Engineers live in a world where facts and science rule. We like orderly development but admire the occasional “big breakthrough” — especially if it comes with a great story. These “eureka” moments aren’t common, but we remember them for the change in direction they cause in our otherwise plodding efforts. The very expression “eureka” will bring to mind Archimedes’ discovery of the displacement method of verifying the purity of gold.

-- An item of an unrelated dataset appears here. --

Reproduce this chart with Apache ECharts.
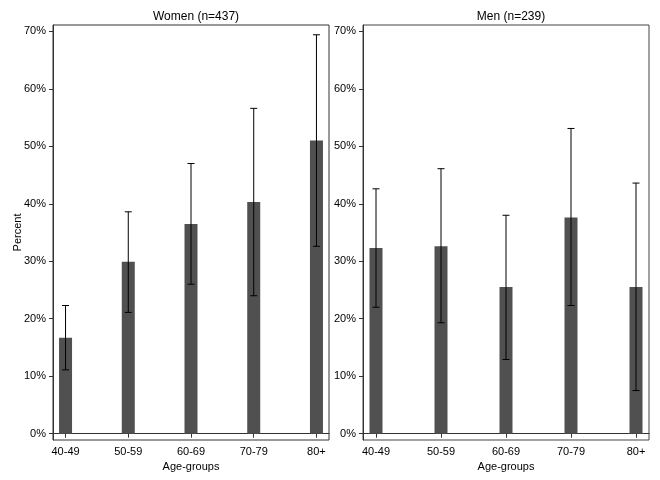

Thanks to an old issue of World War II magazine (Nov/Dec 2010), I now have a “eureka” story to attach to that favorite weapon of infantrymen, i.e. — the bazooka. The U.S. Army had been researching anti-tank weapons since the end of WW I, but it took a young officer walking by the scrap pile at the research center to solve the problem. A five-foot-long piece of tubing caught his eye; its inside diameter happened to match the outside diameter of the projectiles they were making. It was just long enough to allow for a 1-fiftieth-of-a-second burn while keeping the flame away from the shooter.
A month later the brass was touring the Aberdeen Proving Ground in Maryland and heard the research team firing the weapon. The project manager impulsively let the general fire it himself. He hit the target on his first attempt and ordered the weapon into production that very day. General Electric was given 30 days to build 5,000 launchers and completed the order with 89 hours to spare. By the end of the war (3 years later) 440,000 had reached the field. The name Bazooka was attached to it by GIs who remembered a joke musical instrument on comedian Bob Burns’ radio shows.
Edward Uhl, the young army officer, went on to become chairman of Fairchild Industries, the giant defense contractor. He would later comment: “We have gotten into the bad habit of heaping people onto projects. The trap we’ve fallen into is to believe that a thousand incompetents — properly organized — can do the job of a few dozen outstanding people.” I completely agree.